What executives should prioritize over the next 24 months
- Shift pricing from narrow seat counts toward business scope, infrastructure tier and service value where customer adoption depends on broad access.
- Standardize deployment patterns across Multi-tenant SaaS, Dedicated SaaS and Private cloud options so sales flexibility does not create operational chaos.
- Invest in Platform Engineering, DevOps best practices, Infrastructure as Code, CI/CD and GitOps to improve release quality and environment consistency.
- Build customer success around operational outcomes, not generic engagement metrics, and tie renewals to executive business reviews.
- Treat security, Cloud Governance, IAM, backup, disaster recovery and observability as revenue protection capabilities, not back-office overhead.
- Develop partner-led and OEM routes to market where vertical expertise and managed delivery can expand recurring revenue efficiently.
Executive Conclusion
Construction SaaS revenue becomes more stable when the operating model is designed around how construction businesses buy, deploy and depend on software. The winning formula is not simply more subscriptions. It is a disciplined combination of value-aligned pricing, lifecycle-led customer management, resilient cloud architecture, governed integrations, strong security and a delivery ecosystem that can scale industry expertise without fragmenting the platform.

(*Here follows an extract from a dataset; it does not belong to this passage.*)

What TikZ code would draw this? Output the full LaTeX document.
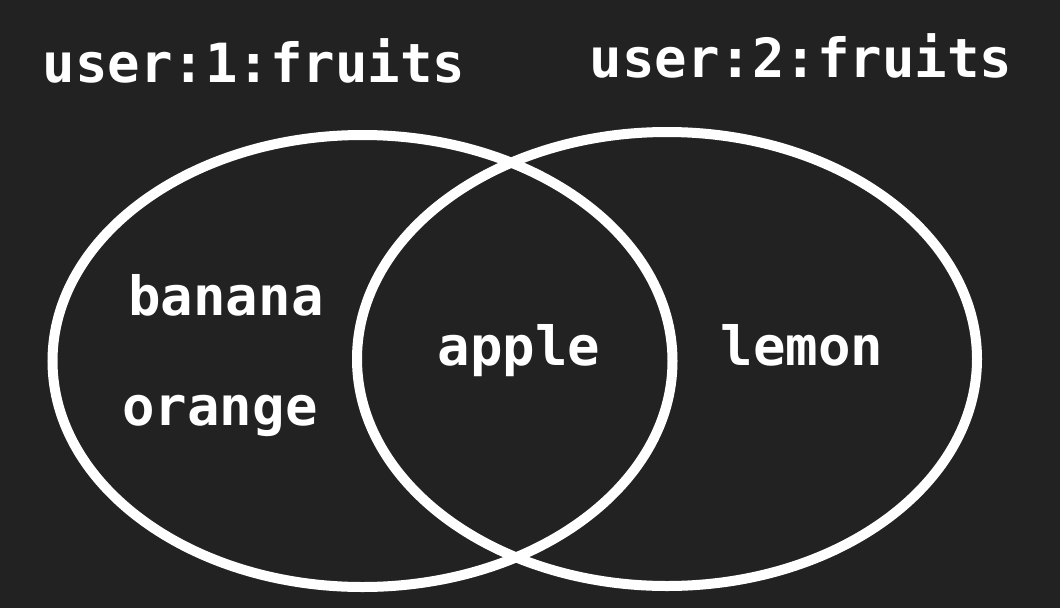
\documentclass[tikz,border=0pt]{standalone}
\usepackage{fontspec}
\setmonofont{DejaVu Sans Mono}
\usetikzlibrary{shapes.geometric}
\definecolor{bg}{HTML}{222222}
\tikzset{
  setshape/.style={draw=white, line width=10pt, ellipse, inner sep=0pt, outer sep=0pt},
  lbl/.style={text=white, font=\ttfamily\bfseries\fontsize{54}{60}\selectfont, anchor=base, inner sep=0pt}
}
\begin{document}
\begin{tikzpicture}[x=1pt,y=-1pt]
\fill[bg] (0,0) rectangle (1060,608);
\useasboundingbox (0,0) rectangle (1060,608);
\node[setshape, minimum width=620pt, minimum height=452pt] (setA) at (362.5,361) {};
\node[setshape, minimum width=620pt, minimum height=454pt] (setB) at (667,359) {};
\node[lbl] (nameA) at (254,82) {user:1:fruits};
\node[lbl] (nameB) at (801,77) {user:2:fruits};
\node[lbl] (banana) at (226,315) {banana};
\node[lbl] (orange) at (220,425) {orange};
\node[lbl] (apple) at (519,365) {apple};
\node[lbl] (lemon) at (802,365) {lemon};
\end{tikzpicture}
\end{document}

For executive teams, the practical question is whether the business is selling software access or operating continuity. Providers that anchor their offer in business workflows, recurring service value and enterprise-grade delivery are better positioned to retain customers through market cycles. In construction, where project variability is unavoidable, subscription stability comes from operational design. That is why SaaS ERP strategy, managed cloud execution and partner-first platform models increasingly matter as much as product features themselves.